Eric Sams, the musicologist, produced an interpretation in 1970. His interpretation of the message is:

STARTS: LARKS! IT'S CHAOTIC, BUT A CLOAK OBSCURES MY NEW LETTERS, A, B
[alpha, beta, ie Greek letters or alphabet] BELOW: I OWN THE DARK MAKES
E. E. SIGH WHEN YOU ARE TOO LONG GONE.

The length of this text is 109 letters (ignoring the parenthetic note on Greek), whereas the original text contains only 87 or 88 characters: Sams claimed the surplus letters are implied by phonetic shorthand.

Javier Atance has suggested that the solution is not a text but a melody, the 8 different positions of the semicircles, turning clockwise, corresponding to the notes of the scale, and that each semicircle has 3 different levels corresponding to natural, flat or sharp notes.

Tim S. Roberts claims a solution via a simple substitution cipher and offers a statistical justification:

P.S. Now droop beige weeds set in it – pure idiocy – one entire bed! Luigi Ccibunud luv’ngly tuned liuto studo two.

In December 2011, Canadian cryptographer enthusiast Richard Henderson claimed to have found the correct clear text, encoded once again as a simple substitution cipher (with two letters as nulls), although some details remain to be worked out. His solution would read:

whY AM I VERY SAD, BELLE.
I SAG AS WE SEE ROSES DO.
E.E. IS EVER FOND OF U, DORA.
I kNOw I PeN ONE I LOVe.
All Of My Affection.

In July 2020, Wayne Packwood claimed in the journal Musical Opinion to have produced a complete decryption:

A WOMAN IS LIKE CHESS ONE HAS TO MAKE MANY SACRIFICES FOR ITS QUEEN IT IS VICTORY SHE COMMANDS NOT DO BETTER

The secondary message below was identified as the word RATS, which Packwood believed was a playful acknowledgement from Sir Edward to the individual that broke his cipher. Packwood's method involved rearranging the cipher based on the position of several dots, which Packwood identified as representing a conductor's baton, and then arbitrarily shifting the presumed values of each glyph independently until a message emerged. The logic behind the pattern of shifts is not explained.
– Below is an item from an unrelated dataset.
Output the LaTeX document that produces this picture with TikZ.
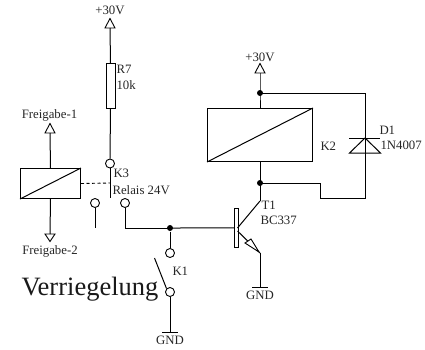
\documentclass[tikz,border=0pt]{standalone}
\usepackage{fontspec}
\setmainfont{Liberation Serif}
\begin{document}
\begin{tikzpicture}[x=1pt,y=-1pt,line width=1pt,line join=miter,
  lbl/.style={inner sep=0pt,font=\fontsize{12.8}{13}\selectfont,text=black!85},
  terminal/.style={circle,draw,line width=0.9pt,fill=white,minimum size=9pt,inner sep=0pt},
  junction/.style={circle,fill=black,minimum size=6pt,inner sep=0pt},
  boxpart/.style={draw,fill=white,inner sep=0pt,anchor=north west},
  supply/.style={draw,fill=white,line width=0.9pt}]
\useasboundingbox (0,0) rectangle (425,349);
% named points
\coordinate (vtop) at (110,28);
\coordinate (ltop) at (50,133);
\coordinate (lbot) at (50,234);
\coordinate (rtop) at (260,73);
\coordinate (k1gnd) at (170,332);
\coordinate (tgnd) at (260,287);
\coordinate (te) at (260,253);
\coordinate (tc) at (260,201);
\coordinate (nc) at (95,228);
\coordinate (contact) at (125,228);
\coordinate (cr1) at (365,93);
\coordinate (cr2) at (365,198);
\coordinate (cr3) at (320,198);
\coordinate (cr4) at (320,183);
% left relay, K2, R7
\node[boxpart,minimum width=60pt,minimum height=30pt] (relL) at (20,168) {};
\node[boxpart,minimum width=105pt,minimum height=53pt] (relK) at (207,108) {};
\node[boxpart,minimum width=9pt,minimum height=45pt] (r7) at (105.5,63) {};
\draw (relL.south west) -- (relL.north east);
\draw (relK.south west) -- (relK.north east);
% terminals
\node[terminal] (k3a) at (110,163.5) {};
\node[terminal] (k3b) at (95,203) {};
\node[terminal] (k3c) at (125,203) {};
\node[terminal] (k1a) at (170,253) {};
\node[terminal] (k1b) at (170,292) {};
\node[junction] (jb) at (170,228) {};
\node[junction] (jt) at (260,93) {};
\node[junction] (jm) at (260,183) {};
% supply arrows
\draw[supply] (vtop) ++(-5,0) -- ++(10,0) -- (110,18.5) -- cycle;
\draw[supply] (ltop) ++(-5,0) -- ++(10,0) -- (50,123.5) -- cycle;
\draw[supply] (lbot) ++(-5,0) -- ++(10,0) -- (50,241.5) -- cycle;
\draw[supply] (rtop) ++(-5,0) -- ++(10,0) -- (260,63.5) -- cycle;
% wires
\draw (vtop) -- (r7.north);
\draw (r7.south) -- (k3a.north);
\draw (110,168) -- (110,198);
\draw (relL.north) -- (ltop);
\draw (relL.south) -- (lbot);
\draw[dashed,dash pattern=on 3pt off 2.5pt,line width=0.9pt] (relL.east) -- (110,183);
\draw (k3b.south) -- (nc);
\draw (k3c.south) |- (jb.center);
\draw (jb) -- (k1a.north);
\draw (k1b.south) -- (k1gnd);
\draw (162,332) -- (178,332);
\draw (154.5,258) -- (k1b.north west);
% transistor
\node[boxpart,line width=0.9pt,minimum width=3.5pt,minimum height=39pt] (tbar) at (234,208) {};
\draw (jb.center) -- (tbar.west);
\draw (237.5,228) -- (tc);
\draw (237.5,231) -- (te);
\draw[fill=white,line width=0.9pt] (259,252) -- (245,243) -- (251,239) -- cycle;
\draw (te) -- (tgnd);
\draw (252,287) -- (268,287);
\draw (tc) -- (jm.center);
% K2 side
\draw (rtop) -- (jt.center) -- (relK.north -| jt);
\draw (relK.south -| jm) -- (jm.center);
\draw (jt.center) -- (cr1) -- (cr2) -- (cr3) -- (cr4) -- (jm.center);
\draw (349,138) -- (380,138);
\draw (365,138) -- (349.5,153) -- (380.5,153) -- cycle;
% labels
\node[lbl] (l1) at (110,10.5) {+30V};
\node[lbl,anchor=west] (l2) at (116,69.5) {R7};
\node[lbl,anchor=west] (l3) at (116,85) {10k};
\node[lbl] (l4) at (49.5,115.5) {Freigabe-1};
\node[lbl] (l5) at (50,251) {Freigabe-2};
\node[lbl,anchor=west] (l6) at (113,173) {K3};
\node[lbl,anchor=west] (l7) at (112,190) {Relais 24V};
\node[lbl,anchor=west] (l8) at (172,271.5) {K1};
\node[lbl] (l9) at (170,340.5) {GND};
\node[lbl] (l10) at (260,295.5) {GND};
\node[lbl,anchor=west] (l11) at (261,205.5) {T1};
\node[lbl,anchor=west] (l12) at (260,220.5) {BC337};
\node[lbl] (l13) at (260,57) {+30V};
\node[lbl,anchor=west] (l14) at (320,146) {K2};
\node[lbl,anchor=west] (l15) at (379,130) {D1};
\node[lbl,anchor=west] (l16) at (380,145) {1N4007};
\node[inner sep=0pt,anchor=base west,font=\fontsize{26.5}{27}\selectfont,text=black!90] (l17) at (21,295) {Verriegelung};
\end{tikzpicture}
\end{document}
In a 2023 study, Viktor Wase applied cipher-solving computer algorithms to the Dorabella cipher and discovered that it is unlikely to be a monoalphabetic substitution cipher in English or Latin. This was done by showing that these algorithms can solve ciphers that are as short as Dorabella, yet they fail to solve the Dorabella cipher.

== 2007 Elgar Society Competition ==

The Elgar Society advertised a Dorabella Cipher Competition in 2007 to mark the 150th anniversary of Elgar's birth. A number of entries were received but none were found to be satisfactory: "One or two entries did contain some impressively ambitious and thoughtful analysis. These entries, though, having matched Elgar's symbols to the alphabet, invariably ended up with a fairly arbitrary sequence of letters. ... [T]he results read as a disconnected chain of bizarre utterances, such as an imaginative mind could conjure up from any group of random letters".